Des montants insuffisants

Le problème étant que les pré-inscriptions arrêtées au mois de juillet de 2023 font déjà apparaître une demande supérieure à l'offre pour la 2e enveloppe : « Nous avons déjà plus de 4.000 hectares pré-inscrits, or, si cela se confirme il faudra appliquer un coefficient stabilisateur, qui pourrait être de 60 %, pour que tout le monde puisse être servi à 6.000 euros par hectare. Cela signifie que si vous avez demandé une aide pour dix hectares, vous n'en aurez que pour six », explique Stéphane Gabard. Le président des Bordeaux et Bordeaux Supérieur invite donc les vignerons candidats à basculer une partie des demandes vers la première enveloppe qui dispose encore de fonds disponibles avec moins de 4.000 hectares pré-inscrits pour un potentiel de 6.300.

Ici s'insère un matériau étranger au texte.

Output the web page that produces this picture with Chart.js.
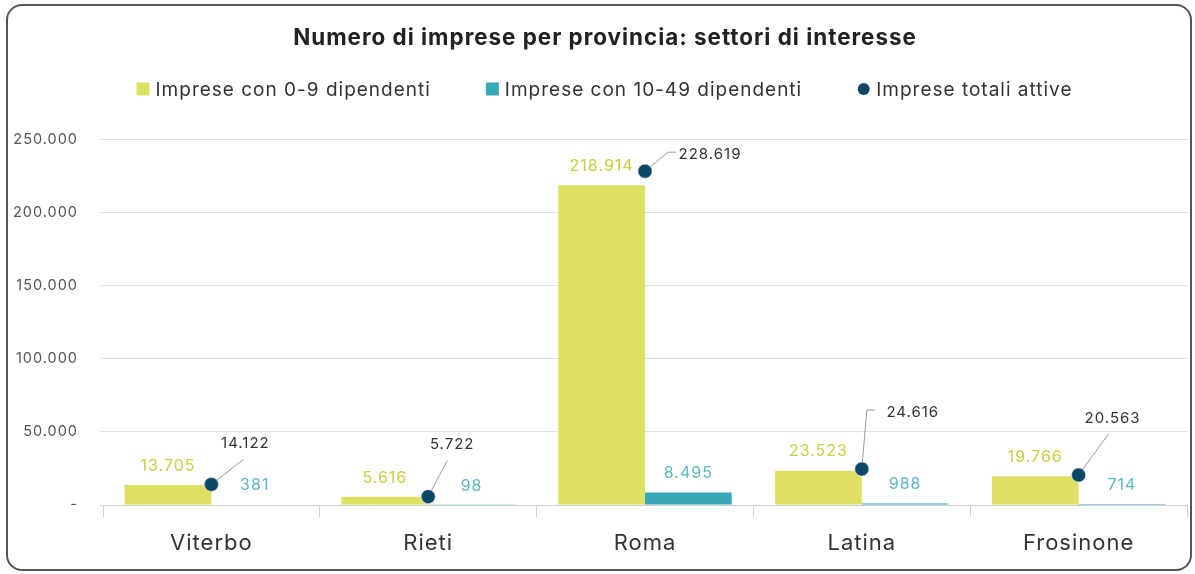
<!DOCTYPE html>
<html>
<head>
<meta charset="utf-8">
<script src="https://cdn.jsdelivr.net/npm/chart.js@4"></script>
<style>
  html, body { margin: 0; padding: 0; background: #fff; }
  #wrap { position: relative; width: 1195px; height: 574px; overflow: hidden; }
  #card { position: absolute; left: 6px; top: 4px; width: 1182px; height: 563px;
          border: 2px solid #555; border-radius: 16px; box-sizing: content-box; }
  #c { position: absolute; left: 0; top: 0; }
</style>
</head>
<body>
<div id="wrap">
  <div id="card"></div>
  <canvas id="c" width="1195" height="574"></canvas>
</div>
<script>
const categories = ['Viterbo', 'Rieti', 'Roma', 'Latina', 'Frosinone'];
const micro = [13705, 5616, 218914, 23523, 19766];
const small = [381, 98, 8495, 988, 714];
const totals = [14122, 5722, 228619, 24616, 20563];
const seriesNames = ['Imprese con 0-9 dipendenti', 'Imprese con 10-49 dipendenti', 'Imprese totali attive'];
const yTicks = [0, 50000, 100000, 150000, 200000, 250000];

// styling: offsets of the total labels relative to their point [labelDx, labelDy, elbowDx, elbowDy, tailDx]
const totalLabelOffsets = [
  [34, -41, 32, -25, null],
  [24, -52, 19, -36, null],
  [65, -17, 23, -19, 31],
  [51, -57, 5, -59, 13],
  [34, -56, 30, -41, null]
];

const FONT = 'Inter, "Open Sans", sans-serif';
const C_YEL = '#dde062', C_YEL_T = '#c9cd3e';
const C_TEAL = '#36a7b5', C_TEAL_T = '#5cb9c4';
const C_NAVY = '#0d4767';

function fmt(n) {
  if (n === 0) return '-';
  return String(n).replace(/\B(?=(\d{3})+(?!\d))/g, '.');
}

const spacingPlugin = {
  id: 'spacing',
  beforeLayout(chart) { chart.ctx.letterSpacing = '1px'; },
  afterLayout(chart) { if (chart.titleBlock) chart.titleBlock.left = 21; },
  beforeDraw(chart) { chart.ctx.letterSpacing = '1px'; }
};

const labelPlugin = {
  id: 'valueLabels',
  afterDatasetsDraw(chart) {
    const ctx = chart.ctx;
    ctx.save();
    ctx.letterSpacing = '1px';
    ctx.font = '16px ' + FONT;
    ctx.textAlign = 'center';
    ctx.textBaseline = 'middle';
    [0, 1].forEach(di => {
      const meta = chart.getDatasetMeta(di);
      ctx.fillStyle = di === 0 ? C_YEL_T : C_TEAL_T;
      meta.data.forEach((el, i) => {
        ctx.fillText(fmt(chart.data.datasets[di].data[i]), el.x, el.y - 19);
      });
    });
    const meta = chart.getDatasetMeta(2);
    meta.data.forEach((el, i) => {
      const o = totalLabelOffsets[i];
      ctx.strokeStyle = '#9a9a9a';
      ctx.lineWidth = 1;
      ctx.beginPath();
      ctx.moveTo(el.x, el.y);
      ctx.lineTo(el.x + o[2], el.y + o[3]);
      if (o[4] !== null) ctx.lineTo(el.x + o[4], el.y + o[3]);
      ctx.stroke();
    });
    meta.data.forEach((el) => el.draw(ctx, chart.chartArea));
    ctx.font = '15px ' + FONT;
    ctx.fillStyle = '#333';
    meta.data.forEach((el, i) => {
      const o = totalLabelOffsets[i];
      ctx.fillText(fmt(chart.data.datasets[2].data[i]), el.x + o[0], el.y + o[1]);
    });
    ctx.restore();
  }
};

const legendPlugin = {
  id: 'customLegend',
  afterDraw(chart) {
    const ctx = chart.ctx;
    ctx.save();
    ctx.letterSpacing = '1px';
    ctx.font = '19px ' + FONT;
    ctx.textBaseline = 'middle';
    ctx.textAlign = 'left';
    const y = 89, box = 13, gapBoxText = 6, gapItems = 55;
    const ds = chart.data.datasets;
    const widths = ds.map(d => box + gapBoxText + ctx.measureText(d.label).width);
    const total = widths.reduce((a, b) => a + b, 0) + gapItems * (ds.length - 1);
    let x = (chart.width - total) / 2 + 7;
    ds.forEach((d, i) => {
      if (d.type === 'line') {
        ctx.fillStyle = d.pointBackgroundColor;
        ctx.beginPath();
        ctx.arc(x + box / 2, y, 6, 0, Math.PI * 2);
        ctx.fill();
      } else {
        ctx.fillStyle = d.backgroundColor;
        ctx.fillRect(x, y - box / 2, box, box);
      }
      ctx.fillStyle = '#333';
      ctx.fillText(d.label, x + box + gapBoxText, y + 1);
      x += widths[i] + gapItems;
    });
    ctx.restore();
  }
};

new Chart(document.getElementById('c'), {
  type: 'bar',
  data: {
    labels: categories,
    datasets: [
      { label: seriesNames[0], data: micro, backgroundColor: C_YEL, order: 2,
        categoryPercentage: 0.8, barPercentage: 1.0 },
      { label: seriesNames[1], data: small, backgroundColor: C_TEAL, order: 2,
        categoryPercentage: 0.8, barPercentage: 1.0 },
      { label: seriesNames[2], data: totals, type: 'line', showLine: false, order: 1,
        pointRadius: 7, pointHoverRadius: 7, pointBackgroundColor: C_NAVY,
        pointBorderColor: 'rgba(255,255,255,0.5)', pointBorderWidth: 1,
        borderColor: C_NAVY, backgroundColor: C_NAVY }
    ]
  },
  options: {
    responsive: false,
    animation: false,
    events: [],
    layout: { padding: { left: 0, right: 6, top: 0, bottom: 0 } },
    plugins: {
      legend: { display: false },
      tooltip: { enabled: false },
      title: {
        display: true,
        text: 'Numero di imprese per provincia: settori di interesse',
        color: '#222',
        font: { family: FONT, size: 22.4, weight: 'bold', lineHeight: 1.2 },
        padding: { top: 25, bottom: 88.1 }
      }
    },
    scales: {
      x: {
        grid: { display: true, drawOnChartArea: false, drawTicks: true, tickLength: 12,
                color: '#d0d0d0', offset: true },
        border: { display: true, color: '#cfcfcf' },
        ticks: { color: '#333', font: { family: FONT, size: 22 }, padding: 13 },
        afterFit(s) { s.height = 69; }
      },
      y: {
        min: 0, max: 250000,
        afterBuildTicks(s) { s.ticks = yTicks.map(v => ({ value: v })); },
        grid: { color: '#e0e0e0', drawTicks: true, tickLength: 3 },
        border: { display: false },
        ticks: { color: '#555', font: { family: FONT, size: 14.5 }, padding: 22,
                 callback: v => fmt(v) },
        afterFit(s) { s.width = 103; }
      }
    }
  },
  plugins: [spacingPlugin, labelPlugin, legendPlugin]
});
</script>
</body>
</html>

Mais si les demandes ne se bousculent pas pour cette première enveloppe c'est parce qu'elle emporte des conditions drastiques attachées à chaque parcelle cadastrale. En effet, un viticulteur qui sollicite cette aide à la renaturation s'engage du même coup soit à mettre sa parcelle en jachère pendant 20 ans, soit à la reboiser dans le cadre du label bas carbone qui interdit tout revenu agricole sur la parcelle arrachée pendant 30 ans ! « Cela revient à priver une génération entière de la possibilité de générer des revenus viticoles ! C'est invraisemblable ! », s'alarme un vigneron. « C'est un dispositif qui relève du volontariat, chacun devra prendre une décision en son âme et conscience mais oui le processus de renaturation exclut tout revenu agricole », répond Stéphane Gabard.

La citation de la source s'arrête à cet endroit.